→ **Directions for this task**: Reproduce the data below in full and exclude every picture.

→ **Material provided**:
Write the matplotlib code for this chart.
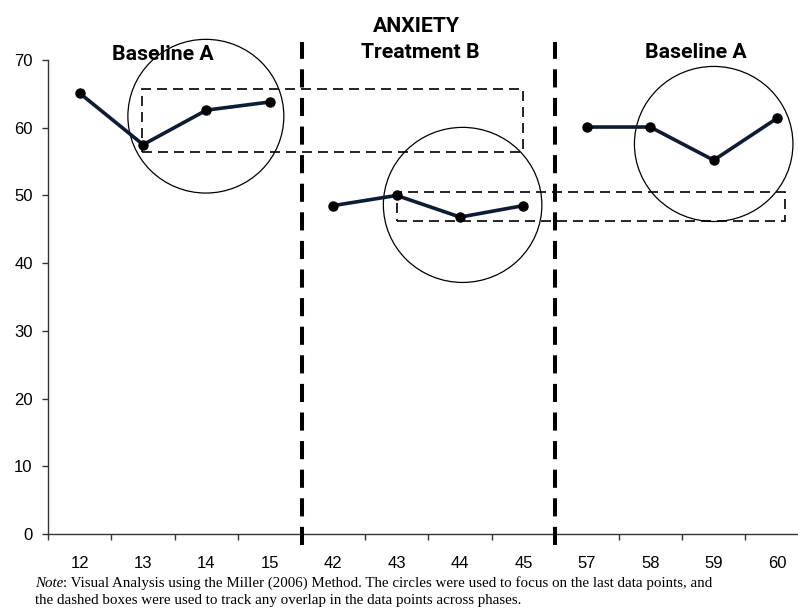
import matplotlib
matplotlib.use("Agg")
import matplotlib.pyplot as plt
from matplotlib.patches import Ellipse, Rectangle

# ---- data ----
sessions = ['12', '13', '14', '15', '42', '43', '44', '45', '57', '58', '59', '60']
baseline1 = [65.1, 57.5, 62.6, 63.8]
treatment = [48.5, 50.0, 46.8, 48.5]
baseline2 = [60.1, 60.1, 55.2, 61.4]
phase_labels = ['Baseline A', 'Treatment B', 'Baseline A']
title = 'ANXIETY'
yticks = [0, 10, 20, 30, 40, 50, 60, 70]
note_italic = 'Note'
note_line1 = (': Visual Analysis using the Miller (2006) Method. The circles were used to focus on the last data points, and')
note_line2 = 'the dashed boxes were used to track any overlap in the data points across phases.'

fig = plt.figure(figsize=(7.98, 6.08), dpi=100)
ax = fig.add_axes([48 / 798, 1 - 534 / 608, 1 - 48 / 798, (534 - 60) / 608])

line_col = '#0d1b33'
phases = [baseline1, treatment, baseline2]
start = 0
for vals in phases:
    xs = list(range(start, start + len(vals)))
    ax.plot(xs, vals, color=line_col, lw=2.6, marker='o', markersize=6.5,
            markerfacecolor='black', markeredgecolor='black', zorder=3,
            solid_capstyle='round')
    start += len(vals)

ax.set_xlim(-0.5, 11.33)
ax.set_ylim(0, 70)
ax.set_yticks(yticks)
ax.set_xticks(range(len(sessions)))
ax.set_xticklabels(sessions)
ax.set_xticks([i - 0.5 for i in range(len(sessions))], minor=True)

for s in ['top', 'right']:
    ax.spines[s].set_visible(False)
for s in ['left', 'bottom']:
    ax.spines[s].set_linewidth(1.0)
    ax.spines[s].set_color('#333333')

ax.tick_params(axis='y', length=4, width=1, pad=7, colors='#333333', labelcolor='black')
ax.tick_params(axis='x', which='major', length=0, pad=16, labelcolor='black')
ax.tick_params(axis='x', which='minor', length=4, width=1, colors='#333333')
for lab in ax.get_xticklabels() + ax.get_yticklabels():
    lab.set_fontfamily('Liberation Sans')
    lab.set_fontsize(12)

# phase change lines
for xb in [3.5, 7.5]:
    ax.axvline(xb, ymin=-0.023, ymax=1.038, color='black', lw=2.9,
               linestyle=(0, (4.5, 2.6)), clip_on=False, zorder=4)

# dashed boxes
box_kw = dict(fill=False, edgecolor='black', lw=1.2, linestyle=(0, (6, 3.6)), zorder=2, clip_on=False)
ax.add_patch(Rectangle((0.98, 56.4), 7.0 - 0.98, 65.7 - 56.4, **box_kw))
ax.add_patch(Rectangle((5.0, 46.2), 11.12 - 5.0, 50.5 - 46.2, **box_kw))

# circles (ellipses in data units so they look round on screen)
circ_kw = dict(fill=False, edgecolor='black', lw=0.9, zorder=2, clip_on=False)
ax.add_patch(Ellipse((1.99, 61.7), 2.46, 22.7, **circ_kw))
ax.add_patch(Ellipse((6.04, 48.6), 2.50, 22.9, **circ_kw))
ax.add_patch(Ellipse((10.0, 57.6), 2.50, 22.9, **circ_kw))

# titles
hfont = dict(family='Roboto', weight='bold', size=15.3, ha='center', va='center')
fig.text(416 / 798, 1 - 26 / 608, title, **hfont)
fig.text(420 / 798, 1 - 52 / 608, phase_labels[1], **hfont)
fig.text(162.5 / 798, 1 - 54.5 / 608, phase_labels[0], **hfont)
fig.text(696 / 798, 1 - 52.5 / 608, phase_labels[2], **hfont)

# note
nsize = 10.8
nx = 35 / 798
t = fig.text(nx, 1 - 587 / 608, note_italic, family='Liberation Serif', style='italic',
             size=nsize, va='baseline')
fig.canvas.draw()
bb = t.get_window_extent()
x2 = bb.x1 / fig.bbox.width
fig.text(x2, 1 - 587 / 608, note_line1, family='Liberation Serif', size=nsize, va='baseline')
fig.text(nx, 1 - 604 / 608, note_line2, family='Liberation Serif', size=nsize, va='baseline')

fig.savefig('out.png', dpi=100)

→ **Written reply**:
Write the matplotlib code for this chart.
import matplotlib
matplotlib.use("Agg")
import matplotlib.pyplot as plt
from matplotlib.patches import Ellipse, Rectangle

# ---- data ----
sessions = ['12', '13', '14', '15', '42', '43', '44', '45', '57', '58', '59', '60']
baseline1 = [65.1, 57.5, 62.6, 63.8]
treatment = [48.5, 50.0, 46.8, 48.5]
baseline2 = [60.1, 60.1, 55.2, 61.4]
phase_labels = ['Baseline A', 'Treatment B', 'Baseline A']
title = 'ANXIETY'
yticks = [0, 10, 20, 30, 40, 50, 60, 70]
note_italic = 'Note'
note_line1 = (': Visual Analysis using the Miller (2006) Method. The circles were used to focus on the last data points, and')
note_line2 = 'the dashed boxes were used to track any overlap in the data points across phases.'

fig = plt.figure(figsize=(7.98, 6.08), dpi=100)
ax = fig.add_axes([48 / 798, 1 - 534 / 608, 1 - 48 / 798, (534 - 60) / 608])

line_col = '#0d1b33'
phases = [baseline1, treatment, baseline2]
start = 0
for vals in phases:
    xs = list(range(start, start + len(vals)))
    ax.plot(xs, vals, color=line_col, lw=2.6, marker='o', markersize=6.5,
            markerfacecolor='black', markeredgecolor='black', zorder=3,
            solid_capstyle='round')
    start += len(vals)

ax.set_xlim(-0.5, 11.33)
ax.set_ylim(0, 70)
ax.set_yticks(yticks)
ax.set_xticks(range(len(sessions)))
ax.set_xticklabels(sessions)
ax.set_xticks([i - 0.5 for i in range(len(sessions))], minor=True)

for s in ['top', 'right']:
    ax.spines[s].set_visible(False)
for s in ['left', 'bottom']:
    ax.spines[s].set_linewidth(1.0)
    ax.spines[s].set_color('#333333')

ax.tick_params(axis='y', length=4, width=1, pad=7, colors='#333333', labelcolor='black')
ax.tick_params(axis='x', which='major', length=0, pad=16, labelcolor='black')
ax.tick_params(axis='x', which='minor', length=4, width=1, colors='#333333')
for lab in ax.get_xticklabels() + ax.get_yticklabels():
    lab.set_fontfamily('Liberation Sans')
    lab.set_fontsize(12)

# phase change lines
for xb in [3.5, 7.5]:
    ax.axvline(xb, ymin=-0.023, ymax=1.038, color='black', lw=2.9,
               linestyle=(0, (4.5, 2.6)), clip_on=False, zorder=4)

# dashed boxes
box_kw = dict(fill=False, edgecolor='black', lw=1.2, linestyle=(0, (6, 3.6)), zorder=2, clip_on=False)
ax.add_patch(Rectangle((0.98, 56.4), 7.0 - 0.98, 65.7 - 56.4, **box_kw))
ax.add_patch(Rectangle((5.0, 46.2), 11.12 - 5.0, 50.5 - 46.2, **box_kw))

# circles (ellipses in data units so they look round on screen)
circ_kw = dict(fill=False, edgecolor='black', lw=0.9, zorder=2, clip_on=False)
ax.add_patch(Ellipse((1.99, 61.7), 2.46, 22.7, **circ_kw))
ax.add_patch(Ellipse((6.04, 48.6), 2.50, 22.9, **circ_kw))
ax.add_patch(Ellipse((10.0, 57.6), 2.50, 22.9, **circ_kw))

# titles
hfont = dict(family='Roboto', weight='bold', size=15.3, ha='center', va='center')
fig.text(416 / 798, 1 - 26 / 608, title, **hfont)
fig.text(420 / 798, 1 - 52 / 608, phase_labels[1], **hfont)
fig.text(162.5 / 798, 1 - 54.5 / 608, phase_labels[0], **hfont)
fig.text(696 / 798, 1 - 52.5 / 608, phase_labels[2], **hfont)

# note
nsize = 10.8
nx = 35 / 798
t = fig.text(nx, 1 - 587 / 608, note_italic, family='Liberation Serif', style='italic',
             size=nsize, va='baseline')
fig.canvas.draw()
bb = t.get_window_extent()
x2 = bb.x1 / fig.bbox.width
fig.text(x2, 1 - 587 / 608, note_line1, family='Liberation Serif', size=nsize, va='baseline')
fig.text(nx, 1 - 604 / 608, note_line2, family='Liberation Serif', size=nsize, va='baseline')

fig.savefig('out.png', dpi=100)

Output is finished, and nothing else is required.